I am trying to create a cursor of records where the phone number appears in tableA more than once.

You do not need the "IN" part of your query to do this:

SELECT TABLEA.Phone, COUNT( TABLEA.Phone ) AS PhoneCount FROM TABLEA GROUP BY Phone HAVING PhoneCount > 1 INTO CURSOR DupPhones

Marcia G. Akins

http://www.TightlineComputers.com

 

[FoxAmateur]

Stella740pl, Mike & Marcia - Thanks I forgot you can't return more than one column in a subquery using "IN".

I have a work around but I wanted to make the following code 1 SQL statement instead of 2.

SELECT phone, count(phone) as count ;
    FROM tableA ;
    GROUP BY phone ;
    HAVING count > 1 ;
    INTO TABLE phoncnt

SELECT a.* ;
    FROM tableA a ;
    JOIN phoncnt ON phoncnt.phone = a.phone ;
    ORDER BY zip, phone ;
    INTO CURSOR phone_detail

Chris

 

[Stella740pl]

I have a work around but I wanted to make the following code 1 SQL statement instead of 2.

I might be missing something, but didn't Marcia just showed you how to do it in 1 statement?

 

[FoxAmateur]

I might be missing something, but didn't Marcia just showed you how to do it in 1 statement?

Marcia's query returns only the phone and the count. I need to return the entire record from tableA (name, address, phone, account number, etc.)

 

[Stella740pl]

So modify her query for yourself. It was just an idea for you to use.

Say, SELECT *, COUNT(*) ... instead of SELECT phone ... Isn't it how it's done?

 

[FoxAmateur]

Unfortunately I need all occurrences of the phone number because there is different information on each record (i.e. time of each call, reason for call, etc.).

Thanks for all your help.

Chris

 

[Stella740pl]

Unfortunately I need all occurrences of the phone number because there is different information on each record

Oh, in this case of course you will need 2 statements. It looked like you were trying to find all duplicates.

 

[craigsboyd]

FoxAmateur,

If you have a primary ID field in your table you can do the following to get what you want:

SELECT a.phone, a.time, a.reason FROM MyTable a WHERE exists (select * FROM MyTable b WHERE b.phone = a.phone AND b.primaryid != a.primaryid) ORDER BY a.phone

...if a duplicate phone number exists it will be included.
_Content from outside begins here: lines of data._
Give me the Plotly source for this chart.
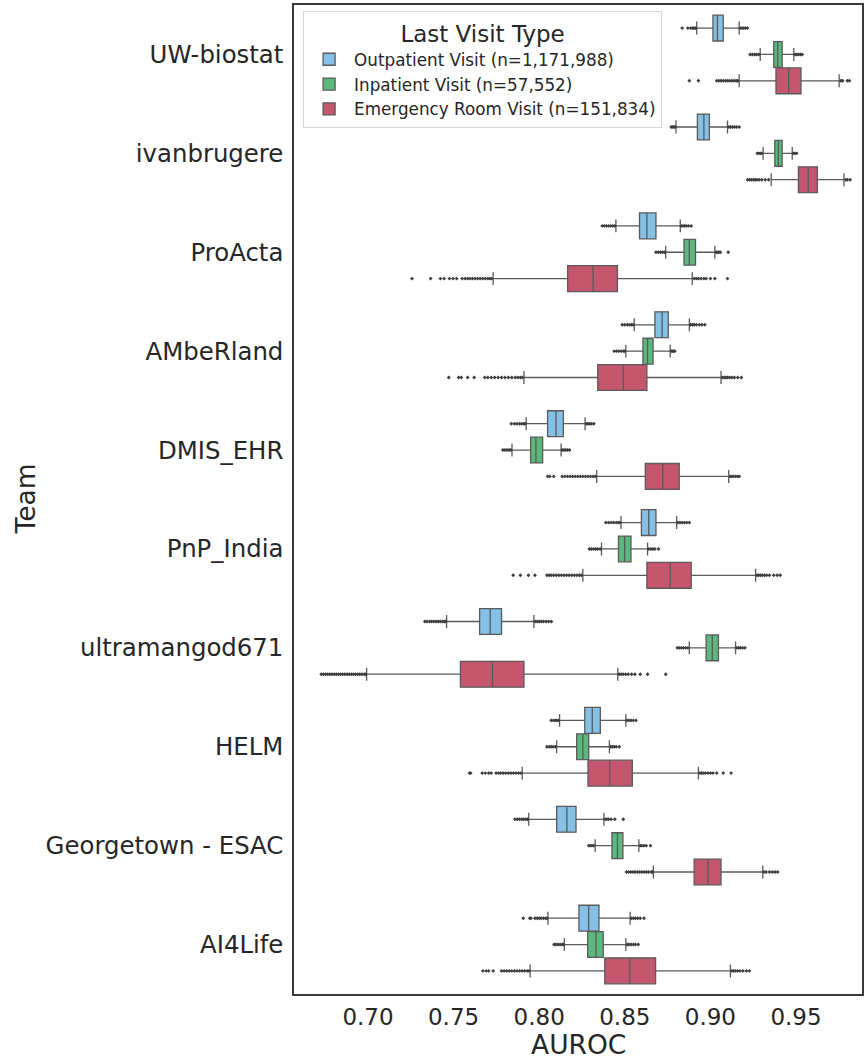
import plotly.graph_objects as go

teams = ["UW-biostat", "ivanbrugere", "ProActa", "AMbeRland", "DMIS_EHR", "PnP_India",
         "ultramangod671", "HELM", "Georgetown - ESAC", "AI4Life"]

visit_names = ["Outpatient Visit (n=1,171,988)", "Inpatient Visit (n=57,552)",
               "Emergency Room Visit (n=151,834)"]
visit_keys = ["outpatient", "inpatient", "er"]
visit_colors = ["#85c0e6", "#5cb87c", "#c4566e"]

# Outpatient visit stats
out_lo = [0.8920, 0.8799, 0.8448, 0.8555, 0.7924, 0.8478, 0.7459, 0.8119, 0.7939, 0.8051]
out_q1 = [0.9015, 0.8924, 0.8586, 0.8676, 0.8049, 0.8597, 0.7652, 0.8266, 0.8102, 0.8232]
out_med = [0.9041, 0.8962, 0.8629, 0.8718, 0.8098, 0.8640, 0.7714, 0.8310, 0.8162, 0.8289]
out_q3 = [0.9075, 0.8994, 0.8682, 0.8754, 0.8141, 0.8682, 0.7780, 0.8357, 0.8215, 0.8349]
out_hi = [0.9168, 0.9100, 0.8824, 0.8877, 0.8268, 0.8803, 0.7969, 0.8506, 0.8378, 0.8531]

# Inpatient visit stats
inp_lo = [0.9291, 0.9308, 0.8739, 0.8506, 0.7841, 0.8364, 0.8877, 0.8102, 0.8327, 0.8147]
inp_q1 = [0.9370, 0.9376, 0.8846, 0.8606, 0.7950, 0.8463, 0.8975, 0.8219, 0.8425, 0.8283]
inp_med = [0.9393, 0.9397, 0.8877, 0.8633, 0.7981, 0.8499, 0.9011, 0.8255, 0.8457, 0.8332]
inp_q3 = [0.9419, 0.9419, 0.8913, 0.8665, 0.8020, 0.8536, 0.9047, 0.8289, 0.8489, 0.8374]
inp_hi = [0.9487, 0.9478, 0.9026, 0.8765, 0.8128, 0.8633, 0.9147, 0.8410, 0.8582, 0.8506]

# Emergency room visit stats
er_lo = [0.9168, 0.9355, 0.7731, 0.7911, 0.8336, 0.8255, 0.6992, 0.7901, 0.8667, 0.7947]
er_q1 = [0.9383, 0.9514, 0.8166, 0.8342, 0.8620, 0.8629, 0.7540, 0.8285, 0.8905, 0.8383]
er_med = [0.9457, 0.9572, 0.8315, 0.8491, 0.8722, 0.8765, 0.7727, 0.8412, 0.8986, 0.8529]
er_q3 = [0.9529, 0.9625, 0.8457, 0.8629, 0.8818, 0.8888, 0.7911, 0.8544, 0.9062, 0.8680]
er_hi = [0.9752, 0.9780, 0.8894, 0.9062, 0.9107, 0.9264, 0.8459, 0.8930, 0.9306, 0.9117]

# Outliers
out_outliers = {
    "UW-biostat": [0.8835, 0.8868, 0.8885, 0.8895, 0.8903, 0.8910, 0.8915,
                   0.9175, 0.9185, 0.9195, 0.9205, 0.9217],
    "ivanbrugere": [0.8771, 0.8780, 0.8788, 0.8794, 0.9108, 0.9118, 0.9128, 0.9140, 0.9152, 0.9168],
    "ProActa": [0.8368, 0.8380, 0.8392, 0.8405, 0.8418, 0.8430, 0.8441,
                0.8830, 0.8840, 0.8850, 0.8860, 0.8872, 0.8888],
    "AMbeRland": [0.8485, 0.8500, 0.8515, 0.8528, 0.8540, 0.8550,
                  0.8884, 0.8895, 0.8905, 0.8918, 0.8935, 0.8950, 0.8967],
    "DMIS_EHR": [0.7837, 0.7855, 0.7870, 0.7885, 0.7898, 0.7910, 0.7918,
                 0.8275, 0.8285, 0.8295, 0.8305, 0.8319],
    "PnP_India": [0.8389, 0.8405, 0.8420, 0.8435, 0.8450, 0.8462, 0.8472,
                  0.8810, 0.8822, 0.8835, 0.8848, 0.8862, 0.8877],
    "ultramangod671": [0.7332, 0.7345, 0.7360, 0.7372, 0.7385, 0.7398, 0.7410, 0.7422, 0.7435, 0.7446,
                       0.7454, 0.7976, 0.7988, 0.8000, 0.8012, 0.8025, 0.8040, 0.8055, 0.8071],
    "HELM": [0.8070, 0.8082, 0.8093, 0.8103, 0.8112, 0.8513, 0.8525, 0.8537, 0.8550, 0.8565],
    "Georgetown - ESAC": [0.7858, 0.7872, 0.7885, 0.7898, 0.7910, 0.7922, 0.7932,
                          0.8385, 0.8395, 0.8405, 0.8420, 0.8442, 0.8491],
    "AI4Life": [0.7907, 0.7945, 0.7952, 0.7975, 0.7988, 0.8000, 0.8012, 0.8025, 0.8038, 0.8046,
                0.8538, 0.8550, 0.8562, 0.8575, 0.8590, 0.8612],
}
inp_outliers = {
    "UW-biostat": [0.9232, 0.9245, 0.9258, 0.9270, 0.9283, 0.9494, 0.9505, 0.9515, 0.9526, 0.9536],
    "ivanbrugere": [0.9274, 0.9283, 0.9292, 0.9300, 0.9485, 0.9494, 0.9504],
    "ProActa": [0.8682, 0.8695, 0.8708, 0.8720, 0.8732, 0.9033, 0.9042, 0.9050, 0.9058, 0.9104],
    "AMbeRland": [0.8438, 0.8452, 0.8466, 0.8480, 0.8493, 0.8500, 0.8772, 0.8780, 0.8786, 0.8792],
    "DMIS_EHR": [0.7788, 0.7800, 0.7812, 0.7824, 0.7834, 0.8135, 0.8145, 0.8155, 0.8166, 0.8177],
    "PnP_India": [0.8293, 0.8305, 0.8318, 0.8330, 0.8342, 0.8356, 0.8640, 0.8652, 0.8664, 0.8676, 0.8697],
    "ultramangod671": [0.8807, 0.8818, 0.8830, 0.8842, 0.8855, 0.8868, 0.9155, 0.9165, 0.9175, 0.9188, 0.9202],
    "HELM": [0.8045, 0.8058, 0.8070, 0.8082, 0.8094, 0.8418, 0.8428, 0.8438, 0.8450, 0.8468],
    "Georgetown - ESAC": [0.8289, 0.8298, 0.8308, 0.8318, 0.8590, 0.8600, 0.8612, 0.8625, 0.8650],
    "AI4Life": [0.8087, 0.8098, 0.8110, 0.8122, 0.8134, 0.8142,
                0.8514, 0.8525, 0.8537, 0.8550, 0.8562, 0.8578],
}
er_outliers = {
    "UW-biostat": [0.8877, 0.8930, 0.9037, 0.9050, 0.9062, 0.9075, 0.9088, 0.9100, 0.9112, 0.9125,
                   0.9138, 0.9150, 0.9160, 0.9762, 0.9772, 0.9800, 0.9812],
    "ivanbrugere": [0.9217, 0.9228, 0.9240, 0.9252, 0.9262, 0.9272, 0.9285, 0.9300, 0.9320, 0.9340,
                    0.9790, 0.9800, 0.9816],
    "ProActa": [0.7257, 0.7366, 0.7423, 0.7444, 0.7476, 0.7497, 0.7518, 0.7550, 0.7567, 0.7582,
                0.7595, 0.7610, 0.7625, 0.7640, 0.7655, 0.7670, 0.7685, 0.7700, 0.7712, 0.7722,
                0.8905, 0.8918, 0.8930, 0.8945, 0.8962, 0.8975, 0.9000, 0.9026, 0.9100],
    "AMbeRland": [0.7472, 0.7529, 0.7545, 0.7582, 0.7620, 0.7682, 0.7700, 0.7720, 0.7740, 0.7760,
                  0.7780, 0.7800, 0.7820, 0.7840, 0.7860, 0.7875, 0.7890, 0.7902,
                  0.9070, 0.9080, 0.9090, 0.9100, 0.9112, 0.9125, 0.9140, 0.9160, 0.9181],
    "DMIS_EHR": [0.8049, 0.8062, 0.8085, 0.8134, 0.8150, 0.8165, 0.8180, 0.8195, 0.8210, 0.8225,
                 0.8240, 0.8255, 0.8270, 0.8285, 0.8300, 0.8315, 0.8328,
                 0.9115, 0.9125, 0.9135, 0.9148, 0.9160, 0.9168],
    "PnP_India": [0.7848, 0.7890, 0.7937, 0.7975, 0.8045, 0.8058, 0.8070, 0.8085, 0.8100, 0.8115,
                  0.8130, 0.8145, 0.8160, 0.8175, 0.8190, 0.8205, 0.8220, 0.8235, 0.8247,
                  0.9272, 0.9282, 0.9292, 0.9302, 0.9315, 0.9328, 0.9345, 0.9370, 0.9390, 0.9408],
    "ultramangod671": [0.6727, 0.6740, 0.6752, 0.6765, 0.6778, 0.6790, 0.6803, 0.6815, 0.6828, 0.6840,
                       0.6852, 0.6865, 0.6878, 0.6890, 0.6903, 0.6915, 0.6928, 0.6940, 0.6952, 0.6965,
                       0.6978, 0.6986, 0.8466, 0.8478, 0.8490, 0.8505, 0.8520, 0.8540, 0.8559, 0.8590,
                       0.8633, 0.8739],
    "HELM": [0.7593, 0.7600, 0.7667, 0.7685, 0.7705, 0.7720, 0.7748, 0.7762, 0.7775, 0.7790,
             0.7805, 0.7820, 0.7835, 0.7850, 0.7865, 0.7880, 0.7893,
             0.8938, 0.8948, 0.8958, 0.8970, 0.8985, 0.9000, 0.9015, 0.9037, 0.9075, 0.9121],
    "Georgetown - ESAC": [0.8510, 0.8522, 0.8535, 0.8548, 0.8560, 0.8573, 0.8586, 0.8600, 0.8613,
                          0.8627, 0.8640, 0.8655, 0.8662, 0.9313, 0.9325, 0.9345, 0.9362, 0.9378, 0.9393],
    "AI4Life": [0.7671, 0.7690, 0.7705, 0.7731, 0.7780, 0.7795, 0.7810, 0.7825, 0.7840, 0.7855,
                0.7870, 0.7885, 0.7900, 0.7915, 0.7930, 0.7940,
                0.9125, 0.9135, 0.9145, 0.9158, 0.9172, 0.9190, 0.9210, 0.9228],
}

x_ticks = [0.70, 0.75, 0.80, 0.85, 0.90, 0.95]

stats = [
    (out_lo, out_q1, out_med, out_q3, out_hi, out_outliers),
    (inp_lo, inp_q1, inp_med, inp_q3, inp_hi, inp_outliers),
    (er_lo, er_q1, er_med, er_q3, er_hi, er_outliers),
]

FONT = "DejaVu Sans"
TXT = "#262626"
EDGE = "#5a5a5a"

fig = go.Figure()
for name, key, color, (lo, q1, med, q3, hi, outl) in zip(visit_names, visit_keys, visit_colors, stats):
    fig.add_trace(go.Box(
        name=name, y=teams, q1=q1, median=med, q3=q3,
        lowerfence=lo, upperfence=hi, orientation="h",
        fillcolor=color, line=dict(color=EDGE, width=1.3),
        whiskerwidth=0.5, offsetgroup=key, boxpoints=False,
    ))
for name, key, (lo, q1, med, q3, hi, outl) in zip(visit_names, visit_keys, stats):
    xs, ys = [], []
    for t in teams:
        for v in outl[t]:
            xs.append(v)
            ys.append(t)
    fig.add_trace(go.Scatter(
        x=xs, y=ys, mode="markers", orientation="h", offsetgroup=key,
        marker=dict(symbol="diamond", size=3, color="#3d3d3d", line=dict(width=0)),
        showlegend=False, hoverinfo="skip",
    ))

fig.update_layout(
    template="none",
    width=864, height=1059,
    margin=dict(l=294, r=2, t=5, b=65, pad=0),
    paper_bgcolor="white", plot_bgcolor="white",
    boxmode="group", boxgap=0.2, boxgroupgap=0.02,
    scattermode="group", scattergap=0.2,
    font=dict(family=FONT, color=TXT),
    legend=dict(
        x=0.016, y=0.994, xanchor="left", yanchor="top",
        bgcolor="white", bordercolor="#d6d6d6", borderwidth=1,
        font=dict(family=FONT, size=16.8, color=TXT),
        title=dict(text="Last Visit Type", side="top center",
                   font=dict(family=FONT, size=23, color=TXT)),
        itemwidth=40,
    ),
    annotations=[
        dict(text="AUROC", xref="paper", yref="paper", x=0.5, y=0,
             xanchor="center", yanchor="middle", yshift=-50, showarrow=False,
             borderpad=0, font=dict(family=FONT, size=26.5, color=TXT)),
        dict(text="Team", xref="paper", yref="paper", x=0, y=0.5, textangle=-90,
             xanchor="center", yanchor="middle", xshift=-269, showarrow=False,
             borderpad=0, font=dict(family=FONT, size=26.5, color=TXT)),
    ],
)
fig.update_xaxes(
    automargin=False,
    range=[0.65678, 0.98855], tickvals=x_ticks, ticktext=[f"{v:.2f}" for v in x_ticks],
    showgrid=False, zeroline=False, ticks="", ticklabelstandoff=2,
    showline=True, mirror=True, linecolor="#3a3a3a", linewidth=1.5,
    tickfont=dict(family=FONT, size=23, color=TXT),
)
fig.update_yaxes(
    automargin=False,
    categoryorder="array", categoryarray=teams, range=[9.5, -0.5],
    showgrid=False, zeroline=False, ticks="", ticklabelstandoff=4,
    showline=True, mirror=True, linecolor="#3a3a3a", linewidth=1.5,
    tickfont=dict(family=FONT, size=24.4, color=TXT),
)

fig.write_html("out.html", config={"displayModeBar": False},
               post_script="document.body.style.margin='0px';")
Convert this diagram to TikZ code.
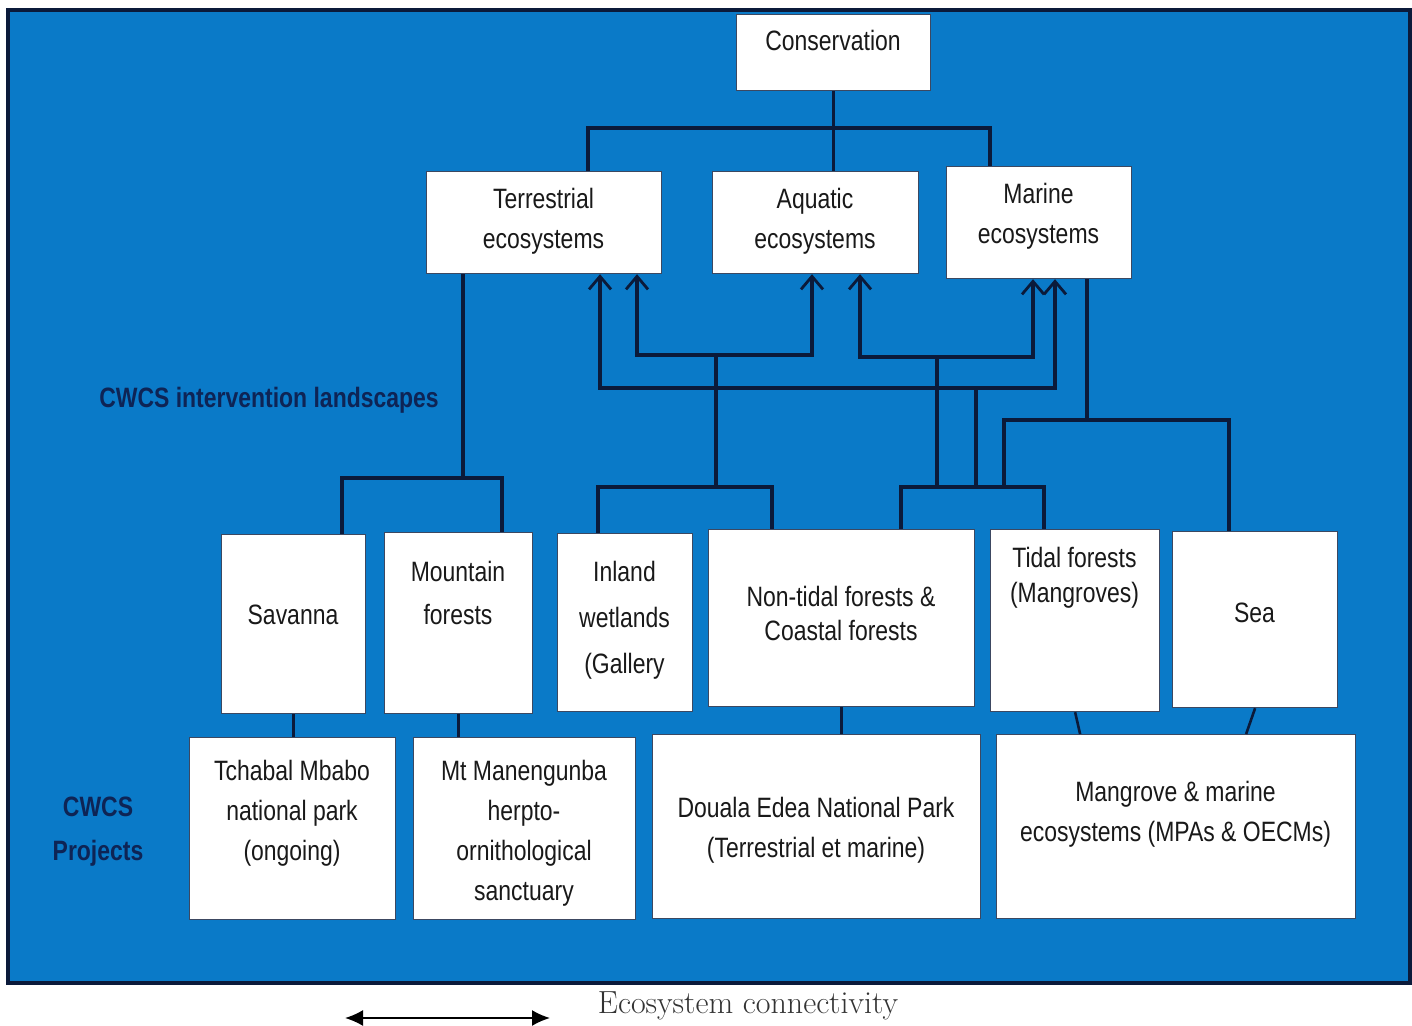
\documentclass[tikz,border=0pt]{standalone}
\usepackage{fontspec}
\usepackage{tikz}
\usetikzlibrary{arrows.meta}
\newfontfamily\boxfont{Liberation Sans}[FakeStretch=0.82]
\newfontfamily\legendfont{Latin Modern Roman}
\definecolor{cwcsblue}{HTML}{0A7AC8}
\definecolor{linknavy}{HTML}{0B1A3A}
\definecolor{labelnavy}{HTML}{0E2455}
\newcommand{\ecobox}[7]{%
  \node[eco box,minimum width={(#4-#2)*1pt},minimum height={(#5-#3)*1pt},anchor=north west] (#1) at (#2,#3) {};
  \node[box text] at ({(#2+#4)/2},#6) {#7};}

\begin{document}
\begin{tikzpicture}[x=1pt,y=-1pt,
  eco box/.style={draw=linknavy!80,line width=1.2pt,fill=white,inner sep=0pt},
  box text/.style={align=center,inner sep=0pt,text=black!90,font=\boxfont\fontsize{28}{40}\selectfont},
  link/.style={draw=linknavy,line width=3.6pt},
  short link/.style={draw=linknavy,line width=2.6pt},
  both tips/.style={link,{Straight Barb[length=13pt,width=22pt,line width=2.8pt]}-{Straight Barb[length=13pt,width=22pt,line width=2.8pt]}},
  side label/.style={align=center,text=labelnavy,font=\boxfont\bfseries\fontsize{28}{44}\selectfont}]
  \useasboundingbox (0,0) rectangle (1412,1025);
  \fill[white] (0,0) rectangle (1412,1025);
  \fill[cwcsblue] (8,10) rectangle (1410,983);
  \draw[linknavy,line width=3.5pt] (8,10) rectangle (1410,983);

  \ecobox{cons}{736}{14}{930}{90}{40}{Conservation}
  \ecobox{terr}{426}{171}{661}{273}{221}{Terrestrial\\ecosystems}
  \ecobox{aqua}{712}{171}{918}{273}{221}{Aquatic\\ecosystems}
  \ecobox{mari}{946}{166}{1131}{278}{216}{Marine\\ecosystems}
  \ecobox{sava}{221}{534}{365}{713}{615}{Savanna}
  \ecobox{moun}{384}{532}{532}{713}{593}{Mountain\\[3pt]forests}
  \ecobox{inla}{557}{533}{692}{711}{620}{Inland\\[6pt]wetlands\\[6pt](Gallery}
  \ecobox{nont}{708}{529}{974}{706}{613}{Non-tidal forests \&\\[-6pt]Coastal forests}
  \ecobox{tida}{990}{529}{1159}{711}{578}{Tidal forests\\[-5pt](Mangroves)}
  \ecobox{sea}{1172}{531}{1337}{707}{613}{Sea}
  \ecobox{tcha}{189}{737}{395}{919}{813}{Tchabal Mbabo\\national park\\(ongoing)}
  \ecobox{mtma}{413}{737}{635}{919}{833}{Mt Manengunba\\herpto-\\ornithological\\sanctuary}
  \ecobox{doua}{652}{734}{980}{918}{830}{Douala Edea National Park\\(Terrestrial et marine)}
  \ecobox{mang}{996}{734}{1355}{918}{814}{Mangrove \& marine\\ecosystems (MPAs \& OECMs)}

  \node[side label] (land) at (269,400) {CWCS intervention landscapes};
  \node[side label] (proj) at (98,832) {CWCS\\Projects};

  % conservation tree
  \coordinate (tl) at (588,128);
  \coordinate (tr) at (990,128);
  \draw[link] (cons.south) -- (cons.south |- aqua.north);
  \draw[link] (terr.north -| tl) -- (tl) -- (tr) -- (mari.north -| tr);

  % landscapes up to ecosystems
  \coordinate (sl) at (342,478);
  \coordinate (sm) at (463,478);
  \coordinate (sr) at (502,478);
  \draw[link] (terr.south -| sm) -- (sm);
  \draw[link] (sava.north -| sl) |- (sr) -- (moun.north -| sr);

  \coordinate (wl) at (598,487);
  \coordinate (wm) at (716,487);
  \coordinate (wr) at (772,487);
  \coordinate (a1) at (637,355);
  \coordinate (a2) at (812,355);
  \draw[link] (inla.north -| wl) |- (wr) -- (nont.north -| wr);
  \draw[link] (wm) -- (wm |- a1);
  \draw[both tips] (terr.south -| a1) -- (a1) -- (a2) -- (aqua.south -| a2);

  \coordinate (b1) at (600,388);
  \coordinate (b2) at (1055,388);
  \draw[both tips] (terr.south -| b1) -- (b1) -- (b2) -- (mari.south -| b2);

  \coordinate (c1) at (860,357);
  \coordinate (c2) at (1033,357);
  \draw[both tips] (aqua.south -| c1) -- (c1) -- (c2) -- (mari.south -| c2);

  \coordinate (dl) at (901,487);
  \coordinate (dr) at (1044,487);
  \coordinate (dm1) at (937,487);
  \coordinate (dm2) at (976,487);
  \coordinate (dm3) at (1004,487);
  \coordinate (em) at (1087,420);
  \coordinate (er) at (1229,420);
  \draw[link] (nont.north -| dl) |- (dr) -- (tida.north -| dr);
  \draw[link] (dm1) -- (dm1 |- c1);
  \draw[link] (dm2) -- (dm2 |- b1);
  \draw[link] (dm3) |- (er) -- (sea.north -| er);
  \draw[link] (mari.south -| em) -- (em);

  % landscapes down to projects
  \draw[short link] (sava.south) -- (sava.south |- tcha.north);
  \draw[short link] (moun.south) -- (moun.south |- mtma.north);
  \draw[short link] (nont.south) -- (nont.south |- doua.north);
  \draw[short link] (tida.south) -- ([xshift=5pt]tida.south |- mang.north);
  \draw[short link] (sea.south) -- ([xshift=-9pt]sea.south |- mang.north);

  % legend
  \coordinate (la) at (345,1018);
  \coordinate (lb) at (550,1018);
  \draw[line width=1.8pt,{Latex[length=18pt,width=16pt]}-{Latex[length=18pt,width=16pt]}] (la) -- (lb);
  \node[text=black!80,font=\legendfont\fontsize{32}{34}\selectfont] (conn) at (748,1006) {Ecosystem connectivity};
\end{tikzpicture}
\end{document}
http://www.sweetpotatosoftware.com

 

[Stella740pl]

FoxAmateur,

I just realized going through another thread that you can do it in one statement:

SELECT * ;
   FROM tableA ;
   WHERE phone IN ;
      (SELECT phone ;
      FROM tableA ;
      GROUP BY phone ;
      HAVING Count(Phone)>1)

The main idea is, you don't have to SELECT Count(phone) in order to filter on it.

 

[FoxAmateur]

Stella740pl,

Thank you so much! That is what I was looking for. I can't wait to go to work tomorrow and try it out.

Chris